When the new FCC convenes, it will find itself continuing to sort out
complex policy issues that are the legacy of the Telecommunications Act of
1996. But the commissioners will also have on their plate a previously
unresolved regulatory matter that must be addressed because of a recent
federal appellate court remand. Exhibit A: the FCC's personal attack rules,
which have been challenged by the broadcast community for inhibiting the
discussion of public issues on radio and television.
Last year, when the U.S. Circuit Court of Appeals for the District of
Columbia ordered the FCC to review these rules, the agency deadlocked, lacking
a full complement of commissioners, which means that the new FCC will need
to review this matter in short order or, under the court's mandate, send it back
to the judges for resolution.
Thirty-five years ago, the FCC developed a personal attack policy to deal
with situations in which radio or television facilities are used to attack a
person or group. According to the FCC, if "the attacks are of a highly personal
nature which impugn the character and honesty of named individuals,"

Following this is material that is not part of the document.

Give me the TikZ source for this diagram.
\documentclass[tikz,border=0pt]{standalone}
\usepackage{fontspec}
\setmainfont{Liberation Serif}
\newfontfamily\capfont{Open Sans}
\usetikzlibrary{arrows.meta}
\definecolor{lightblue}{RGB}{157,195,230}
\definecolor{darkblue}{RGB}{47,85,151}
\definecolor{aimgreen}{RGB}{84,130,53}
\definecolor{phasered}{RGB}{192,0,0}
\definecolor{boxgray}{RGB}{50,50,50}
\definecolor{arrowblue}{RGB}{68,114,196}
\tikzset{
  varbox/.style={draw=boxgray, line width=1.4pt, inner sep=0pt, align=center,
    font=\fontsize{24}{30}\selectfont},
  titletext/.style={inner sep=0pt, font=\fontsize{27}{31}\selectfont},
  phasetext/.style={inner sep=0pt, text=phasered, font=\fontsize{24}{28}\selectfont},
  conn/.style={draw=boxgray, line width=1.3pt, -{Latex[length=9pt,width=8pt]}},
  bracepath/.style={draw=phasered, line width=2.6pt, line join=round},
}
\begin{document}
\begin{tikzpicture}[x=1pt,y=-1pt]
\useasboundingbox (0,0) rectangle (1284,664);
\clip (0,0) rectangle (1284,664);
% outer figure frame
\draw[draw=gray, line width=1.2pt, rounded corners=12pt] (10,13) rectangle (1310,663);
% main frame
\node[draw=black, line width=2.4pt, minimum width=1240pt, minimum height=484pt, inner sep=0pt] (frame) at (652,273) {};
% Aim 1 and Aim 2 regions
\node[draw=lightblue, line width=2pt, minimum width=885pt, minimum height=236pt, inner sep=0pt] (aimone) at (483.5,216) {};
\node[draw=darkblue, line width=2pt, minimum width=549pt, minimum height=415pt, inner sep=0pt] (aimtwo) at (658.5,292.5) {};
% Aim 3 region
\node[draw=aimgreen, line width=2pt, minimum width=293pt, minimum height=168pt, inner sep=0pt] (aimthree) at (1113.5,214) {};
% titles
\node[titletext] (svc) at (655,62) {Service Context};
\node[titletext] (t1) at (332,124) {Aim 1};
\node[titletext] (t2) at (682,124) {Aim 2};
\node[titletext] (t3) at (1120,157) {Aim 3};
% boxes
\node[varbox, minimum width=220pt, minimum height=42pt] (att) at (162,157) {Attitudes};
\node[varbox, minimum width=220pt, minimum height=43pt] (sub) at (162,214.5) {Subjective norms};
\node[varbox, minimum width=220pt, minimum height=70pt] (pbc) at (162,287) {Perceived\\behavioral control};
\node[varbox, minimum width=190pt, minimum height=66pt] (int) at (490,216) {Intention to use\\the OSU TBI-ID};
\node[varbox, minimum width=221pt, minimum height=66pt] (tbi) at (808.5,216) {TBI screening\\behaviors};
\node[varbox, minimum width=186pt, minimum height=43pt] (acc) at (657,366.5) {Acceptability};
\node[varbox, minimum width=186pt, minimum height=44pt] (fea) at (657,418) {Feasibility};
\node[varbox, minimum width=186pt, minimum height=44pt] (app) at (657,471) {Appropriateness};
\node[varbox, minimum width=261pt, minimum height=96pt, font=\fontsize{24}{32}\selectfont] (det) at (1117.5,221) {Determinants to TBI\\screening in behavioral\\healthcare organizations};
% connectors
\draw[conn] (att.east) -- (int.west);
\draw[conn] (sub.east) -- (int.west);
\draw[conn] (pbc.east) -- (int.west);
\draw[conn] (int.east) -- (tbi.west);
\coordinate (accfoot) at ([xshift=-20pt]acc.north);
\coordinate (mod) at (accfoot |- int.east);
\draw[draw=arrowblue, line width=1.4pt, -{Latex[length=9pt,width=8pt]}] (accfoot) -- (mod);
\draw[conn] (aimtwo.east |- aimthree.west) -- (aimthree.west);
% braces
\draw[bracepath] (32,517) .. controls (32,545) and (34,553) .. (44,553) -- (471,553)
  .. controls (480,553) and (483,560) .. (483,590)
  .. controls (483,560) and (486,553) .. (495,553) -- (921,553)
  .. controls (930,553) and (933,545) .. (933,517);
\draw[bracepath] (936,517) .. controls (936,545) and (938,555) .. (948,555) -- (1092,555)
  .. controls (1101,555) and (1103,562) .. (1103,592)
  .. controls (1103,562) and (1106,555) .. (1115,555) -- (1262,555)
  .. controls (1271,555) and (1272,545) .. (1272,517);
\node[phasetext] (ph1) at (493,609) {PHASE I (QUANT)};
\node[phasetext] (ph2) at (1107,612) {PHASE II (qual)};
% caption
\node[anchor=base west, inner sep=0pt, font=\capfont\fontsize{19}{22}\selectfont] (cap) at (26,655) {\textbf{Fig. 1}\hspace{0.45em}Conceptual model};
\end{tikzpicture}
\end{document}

broadcasters have "an affirmative obligation to see to it that the persons
attacked are afforded the fullest opportunity to respond."
The personal attack policy, which the FCC codified into its rules in 1967,
comes into play when the attack occurs "within the context of a discussion of a
controversial issue of public importance," specifically exempting bona fide
newscasts, news interviews and news commentaries. The FCC was not
interested in determining truth or falsehood, a central factor that courts use to
establish libel. Rather, the personal attack rules are an independent remedy
that, if eliminated, would leave other methods of recourse in place. While the
U.S. Supreme Court upheld the constitutionality of the personal attack rules in
its famous Red Lion decision [Red Lion Broadcasting Co. v. Federal
Communications Commission, 395 U.S. 367 (1969)], the FCC has the legal
authority to eliminate them through its own initiative, as it did with the more
generalized Fairness Doctrine in 1987.
Measuring Stick is Arbitrary
Under the personal attack rules, the FCC has adjudicated more than 100
cases that collectively demonstrate the impossibility of rational
administration. In handling these complaints, the FCC has become involved in
daily review of sensitive licensee judgments as to whether a personal attack
was made and the attack was aired during the discussion of a controversial
issue of public importance. When personal attacks have been found, the FCC
has become involved in further determinations, such as whether the response
to the attack was unreasonably restricted by the licensee, or whether the
response had gone too far afield.
Former FCC Commissioner Glen O. Robinson accurately summarized the
problem that develops when the agency reviews personal attack complaints
when he said, "It may be, of course, that these are among the species of cases
for which principles do not really suffice, and they must consequently be
decided according to the length of the chancellor's foot. But in such cases, it is the chancellor's duty at least to try to keep his foot from changing size like Alice in Wonderland." In short, the codified rules have created effects that are arbitrary and counterproductive to achieving the goal of robust public debate.
After years of FCC and court decisions that favor giving more discretion to broadcast licensees, the personal attack rules have become anachronistic, with a First-Amendment-chilling effect on radio and television stations. The new FCC should begin its work by abolishing them at last.